In de categorie ‘bloedworstsoorten’ koos Dennis van Dun voor het bereiden van boerenbloedworst, ook wel boeren roodworst.
“Bloedworstsoorten raken steeds meer in de vergetelheid. Jammer! Het mag met recht charcuterie heten en verdient echt een plekje op de borrelplank. In een goedgemaakt product proef je de finesse van de vakman. Onze bloedworst heeft al regelmatig goud gewonnen op vakwedstrijden, ik ben trots op dit mooie product. Ik maakte onze boerenbloedworst dan ook met veel plezier voor mijn meesterproef. Het is een snijdbare bloedworst met stukjes lever en tong, afgevuld in natuurdarm. De volgende stappen en technieken doorlopen we hiervoor:
“Voor een snijdbare bloedworst dienen we de grondstoffen eerst voor te garen. Dit doe ik in een court-bouillon van water, groenten en specerijen om een lekkere smaak aan het vlees te geven. Hierin gaar ik de koppen, het zwoerd en het spek.”
“De tongetjes zijn heel smaakvol afgegaard volgens de sousvide bereidingstechniek. Hiervoor worden ze eerst gepekeld en daarna onder vacuüm op een lage temperatuur gedurende lange tijd, dus langzaam, gegaard. Hierdoor blijft het vlees lekker sappig en is de garing perfect.”

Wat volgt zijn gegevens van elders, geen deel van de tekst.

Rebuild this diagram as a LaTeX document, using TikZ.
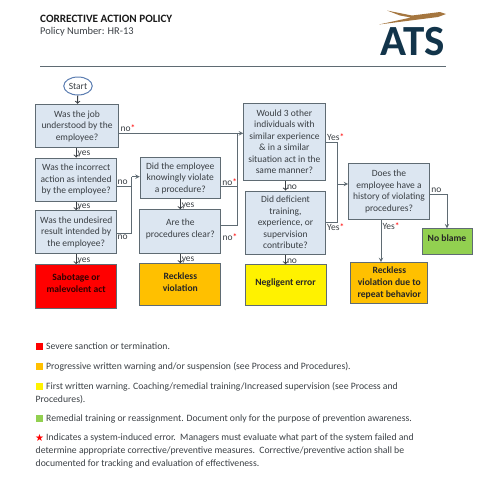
\documentclass[tikz,border=0pt]{standalone}
\usepackage{fontspec}
\setmainfont{Carlito}
\newfontfamily\symfont{DejaVu Sans}
\usepackage{xcolor}
\usetikzlibrary{shapes,arrows,positioning,calc}
\definecolor{inkgray}{HTML}{3A3F44}
\definecolor{edgegray}{HTML}{5F6B73}
\definecolor{qfill}{HTML}{DCE6F1}
\definecolor{navy}{HTML}{12344A}
\definecolor{wing}{HTML}{A5763F}
\definecolor{amber}{HTML}{FFC000}
\definecolor{leaf}{HTML}{92D050}
\definecolor{startblue}{HTML}{5B7DB1}
\newcommand{\rstar}{\textcolor{red}{*}}

\begin{document}
\begin{tikzpicture}[
    x=1pt, y=-1pt,
    every node/.style={text=inkgray},
    qbox/.style={rectangle, draw=edgegray, line width=1pt, fill=qfill, inner sep=0pt, align=center, minimum width=81pt, font=\fontsize{9.5}{11.5}\selectfont},
    outcome/.style={rectangle, draw=edgegray, line width=1pt, inner sep=0pt, align=center, minimum width=81pt, text=black!85, font=\bfseries\fontsize{9.6}{12}\selectfont},
    stub/.style={->, >=to, line width=1pt, draw=inkgray},
    link/.style={line width=1pt, draw=edgegray},
    arrow/.style={->, >=stealth, line width=1pt, draw=edgegray},
    lbl/.style={inner sep=1pt, font=\fontsize{9.5}{10}\selectfont},
    steplbl/.style={lbl, midway, right, yshift=-1.5pt},
    legtext/.style={anchor=north west, inner sep=0pt, align=left, font=\fontsize{9.7}{12.8}\selectfont},
    legsq/.style={rectangle, inner sep=0pt, minimum size=7pt}]
  \useasboundingbox (0,0) rectangle (496,480);

  % header
  \node[anchor=west, inner sep=0pt, font=\bfseries\fontsize{11.2}{12}\selectfont, text=black!90] (title) at (40,18.5) {CORRECTIVE ACTION POLICY};
  \node[anchor=west, inner sep=0pt, font=\fontsize{10.4}{12}\selectfont] (polnum) at (40,31.5) {Policy Number: HR-13};
  \coordinate (ruleL) at (40,66);
  \coordinate (ruleR) at (446,66);
  \draw[line width=0.7pt, draw=edgegray] (ruleL) -- (ruleR);
  \fill[wing] (387,10.5) -- (412,15.5) -- (440,12) -- (446,14) -- (438,17) -- (379,24.5) -- (411,17.5) -- (400,15.5) -- cycle;
  \node[inner sep=0pt, font=\bfseries\fontsize{43}{43}\selectfont, text=navy] (logo) at (413,42) {ATS};

  % first column
  \node[ellipse, draw=startblue, line width=1pt, inner sep=0pt, minimum width=28.5pt, minimum height=18pt, font=\fontsize{9.5}{11}\selectfont] (start) at (78,86) {Start};
  \node[qbox, minimum width=83.4pt, minimum height=43.4pt] (job) at (77,126) {Was the job\\understood by the\\employee?};
  \node[qbox, minimum height=43pt, below=9.3pt of job, xshift=-0.8pt] (incorrect) {Was the incorrect\\action as intended\\by the employee?};
  \node[qbox, minimum height=43pt, below=8.7pt of incorrect] (undesired) {Was the undesired\\result intended by\\the employee?};
  \node[outcome, fill=red, minimum height=44pt, below=10pt of undesired, text=black!80!red, text depth=7pt] (sabotage) {Sabotage or\\malevolent act};

  % second column
  \node[qbox, minimum width=80pt, minimum height=40.6pt] (knowing) at (180.3,178) {Did the employee\\knowingly violate\\a procedure?};
  \node[qbox, minimum width=80.7pt, minimum height=43.3pt, below=10.4pt of knowing, text depth=6pt] (clear) {Are the\\procedures clear?};
  \node[outcome, fill=amber, minimum height=42pt, below=9.7pt of clear, text depth=6pt] (reckless) {Reckless\\violation};

  % third column
  \node[qbox, minimum width=81.3pt, minimum height=76.3pt] (others) at (284.4,141.9) {Would 3 other\\individuals with\\similar experience\\\& in a similar\\situation act in the\\same manner?};
  \node[qbox, minimum width=80.4pt, minimum height=63pt, below=10pt of others, xshift=1.1pt] (deficient) {Did deficient\\training,\\experience, or\\supervision\\contribute?};
  \node[outcome, fill=yellow, minimum height=41pt, below=9.7pt of deficient, text depth=6pt] (negligent) {Negligent error};

  % last column
  \node[qbox, minimum width=80.6pt, minimum height=55.6pt] (history) at (389,191.5) {Does the\\employee have a\\history of violating\\procedures?};
  \node[outcome, fill=amber, minimum width=76.7pt, minimum height=41pt] (repeat) at (389.3,283.2) {Reckless\\violation due to\\repeat behavior};
  \node[outcome, fill=leaf, minimum width=50pt, minimum height=25.7pt, text depth=7pt] (noblame) at (447,241.8) {No blame};

  % short steps
  \draw[stub] (start) -- (job);
  \draw[stub] (job.south -| incorrect) -- (incorrect) node[steplbl]{yes};
  \draw[stub] (incorrect) -- (undesired) node[steplbl]{yes};
  \draw[stub] (undesired) -- (sabotage) node[steplbl]{yes};
  \draw[stub] (knowing) -- (clear) node[steplbl]{yes};
  \draw[stub] (clear) -- (reckless) node[steplbl]{yes};
  \draw[stub] (others.south -| deficient) -- (deficient) node[steplbl]{no};
  \draw[stub] (deficient) -- (negligent) node[steplbl]{no};

  % elbows into knowing
  \coordinate (joinA) at (131.7,176.7);
  \draw[link] ([yshift=-6.5pt]incorrect.east) -| (joinA) node[pos=0, above right, lbl, xshift=-1pt]{no};
  \draw[link] ([yshift=-1.5pt]undesired.east) -| (joinA) node[pos=0, below right, lbl, xshift=-1pt]{no};
  \draw[arrow] (joinA) -- (joinA -| knowing.west);

  % elbows into others
  \coordinate (joinB) at (237.3,133.3);
  \draw[arrow] ([yshift=-7.3pt]job.east) -- (joinB -| others.west) node[pos=0, above right, lbl]{no\rstar};
  \draw[link] ([yshift=-8.7pt]knowing.east) -| (joinB) node[pos=0, above right, lbl]{no\rstar};
  \draw[link] ([yshift=6.3pt]clear.east) -| (joinB) node[pos=0, below right, lbl, yshift=-7pt]{no\rstar};

  % elbows into history
  \coordinate (joinC) at (337.3,184);
  \draw[link] ([yshift=-0.4pt]others.east) -- +(12.3pt,0) coordinate (cornerC) -- (cornerC |- deficient.east) -- (deficient.east);
  \node[lbl, anchor=west] (othersyes) at (326,136.7) {Yes\rstar};
  \node[lbl, anchor=west] (deficientyes) at (326,226.7) {Yes\rstar};
  \draw[arrow] (joinC) -- (joinC -| history.west);

  % out of history
  \draw[arrow] ([yshift=-2.8pt]history.east) -| (noblame.north) node[pos=0, above right, lbl]{no};
  \draw[arrow] (history.south -| 381,0) -- (repeat.north -| 381,0) node[pos=0.15, right, lbl]{Yes\rstar};

  % legend
  \node[legtext] (legA) at (35.5,342.5) {\hspace*{10.5pt}Severe sanction or termination.};
  \node[legtext] (legB) at (35.5,362.5) {\hspace*{10.5pt}Progressive written warning and/or suspension (see Process and Procedures).};
  \node[legtext] (legC) at (35.5,382) {\hspace*{10.5pt}First written warning. Coaching/remedial training/Increased supervision (see Process and\\Procedures).};
  \node[legtext] (legD) at (35.5,414.5) {\hspace*{10.5pt}Remedial training or reassignment. Document only for the purpose of prevention awareness.};
  \node[legtext] (legE) at (35.5,433.5) {\hspace*{10.5pt}Indicates a system-induced error.\ \ Managers must evaluate what part of the system failed and\\determine appropriate corrective/preventive measures.\ \ Corrective/preventive action shall be\\documented for tracking and evaluation of effectiveness.};
  \node[legsq, fill=red] (sqA) at (39.5,346) {};
  \node[legsq, fill=amber] (sqB) at (39.5,366) {};
  \node[legsq, fill=yellow] (sqC) at (39.5,386) {};
  \node[legsq, fill=leaf] (sqD) at (39.5,418) {};
  \node[inner sep=0pt, text=red, font=\symfont\fontsize{10}{10}\selectfont] (legstar) at (39.5,437.5) {★};
\end{tikzpicture}
\end{document}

“Tijdens de proeve moest ik diverse technieken van farcebereiding tonen. Een farce is sterk verkleind vlees, wat zorgt voor de samenhang van het product. Bij een snijdbare bloedworst zoals deze kies ik voor een bloedfarce. Hiervoor verkleinen we de gegaarde grondstoffen onder hoge snelheid en voegen we bloed toe. Dit wordt als het ware opgenomen. Daarna voegen we lever, spek en blokjes tong toe, samen met de kruiden en het zout, zodat we een mooie structuur krijgen.”
“Zoals alle producten van de meesterproef hebben we deze bloedworst ook uitgevuld in een natuurdarm. Door dit kaliber kunnen we er mooie plakjes van snijden.”

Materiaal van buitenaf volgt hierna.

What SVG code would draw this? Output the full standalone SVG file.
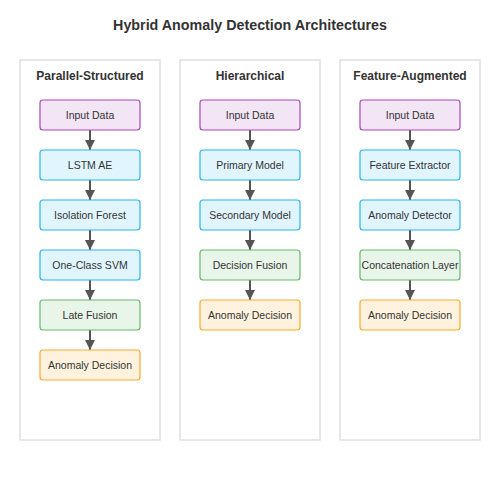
<svg xmlns="http://www.w3.org/2000/svg" width="500" height="500" viewBox="0 0 500 500">
<defs>
<marker id="arr" viewBox="0 0 10 10" refX="10" refY="5" markerWidth="5" markerHeight="5" orient="auto">
<path d="M0,0 L10,5 L0,10 z" fill="#555"/>
</marker>
<style>
text{font-family:"Liberation Sans",Arial,sans-serif;fill:#333;text-anchor:middle}
.title{font-size:14.3px;font-weight:bold}
.ptitle{font-size:12px;font-weight:bold}
.lbl{font-size:10.5px}
.panel{fill:#fff;stroke:#e0e0e0;stroke-width:1.5}
.n{stroke-width:1.2}
.in{fill:#f3e5f5;stroke:#ab47bc}
.md{fill:#e1f5fe;stroke:#29b6f6}
.fu{fill:#e8f5e9;stroke:#66bb6a}
.out{fill:#fff3e0;stroke:#ffa726}
.c{stroke:#555;stroke-width:2;fill:none;marker-end:url(#arr)}
</style>
</defs>
<rect width="500" height="500" fill="#fff"/>
<text class="title" x="250" y="30">Hybrid Anomaly Detection Architectures</text>
<g id="panel-parallel">
<rect class="panel" x="20" y="60" width="140" height="380"/>
<text class="ptitle" x="90" y="80">Parallel-Structured</text>
</g>
<g id="panel-hierarchical">
<rect class="panel" x="180" y="60" width="140" height="380"/>
<text class="ptitle" x="250" y="80">Hierarchical</text>
</g>
<g id="panel-feature">
<rect class="panel" x="340" y="60" width="140" height="380"/>
<text class="ptitle" x="410" y="80">Feature-Augmented</text>
</g>
<g id="connectors">
<line class="c" x1="90" y1="130" x2="90" y2="150"/>
<line class="c" x1="90" y1="180" x2="90" y2="200"/>
<line class="c" x1="90" y1="230" x2="90" y2="250"/>
<line class="c" x1="90" y1="280" x2="90" y2="300"/>
<line class="c" x1="90" y1="330" x2="90" y2="350"/>
<line class="c" x1="250" y1="130" x2="250" y2="150"/>
<line class="c" x1="250" y1="180" x2="250" y2="200"/>
<line class="c" x1="250" y1="230" x2="250" y2="250"/>
<line class="c" x1="250" y1="280" x2="250" y2="300"/>
<line class="c" x1="410" y1="130" x2="410" y2="150"/>
<line class="c" x1="410" y1="180" x2="410" y2="200"/>
<line class="c" x1="410" y1="230" x2="410" y2="250"/>
<line class="c" x1="410" y1="280" x2="410" y2="300"/>
</g>
<g id="p-input"><rect class="n in" x="40" y="100" width="100" height="30" rx="3"/><text class="lbl" x="90" y="119">Input Data</text></g>
<g id="p-lstm"><rect class="n md" x="40" y="150" width="100" height="30" rx="3"/><text class="lbl" x="90" y="169">LSTM AE</text></g>
<g id="p-iforest"><rect class="n md" x="40" y="200" width="100" height="30" rx="3"/><text class="lbl" x="90" y="219">Isolation Forest</text></g>
<g id="p-ocsvm"><rect class="n md" x="40" y="250" width="100" height="30" rx="3"/><text class="lbl" x="90" y="269">One-Class SVM</text></g>
<g id="p-fusion"><rect class="n fu" x="40" y="300" width="100" height="30" rx="3"/><text class="lbl" x="90" y="319">Late Fusion</text></g>
<g id="p-decision"><rect class="n out" x="40" y="350" width="100" height="30" rx="3"/><text class="lbl" x="90" y="369">Anomaly Decision</text></g>
<g id="h-input"><rect class="n in" x="200" y="100" width="100" height="30" rx="3"/><text class="lbl" x="250" y="119">Input Data</text></g>
<g id="h-primary"><rect class="n md" x="200" y="150" width="100" height="30" rx="3"/><text class="lbl" x="250" y="169">Primary Model</text></g>
<g id="h-secondary"><rect class="n md" x="200" y="200" width="100" height="30" rx="3"/><text class="lbl" x="250" y="219">Secondary Model</text></g>
<g id="h-fusion"><rect class="n fu" x="200" y="250" width="100" height="30" rx="3"/><text class="lbl" x="250" y="269">Decision Fusion</text></g>
<g id="h-decision"><rect class="n out" x="200" y="300" width="100" height="30" rx="3"/><text class="lbl" x="250" y="319">Anomaly Decision</text></g>
<g id="f-input"><rect class="n in" x="360" y="100" width="100" height="30" rx="3"/><text class="lbl" x="410" y="119">Input Data</text></g>
<g id="f-extractor"><rect class="n md" x="360" y="150" width="100" height="30" rx="3"/><text class="lbl" x="410" y="169">Feature Extractor</text></g>
<g id="f-detector"><rect class="n md" x="360" y="200" width="100" height="30" rx="3"/><text class="lbl" x="410" y="219">Anomaly Detector</text></g>
<g id="f-concat"><rect class="n fu" x="360" y="250" width="100" height="30" rx="3"/><text class="lbl" x="410" y="269">Concatenation Layer</text></g>
<g id="f-decision"><rect class="n out" x="360" y="300" width="100" height="30" rx="3"/><text class="lbl" x="410" y="319">Anomaly Decision</text></g>
</svg>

“Het garen van vlees is een eeuwenoude techniek die essentieel is in de vleeswarenkeuken. Het bepaalt namelijk of het vlees veilig gegeten kan worden en is ook belangrijk voor de structuur en het mondgevoel. Deze worsten worden gegaard in een waterbad waarna we ze kort koud spoelen en vervolgens terugkoelen.”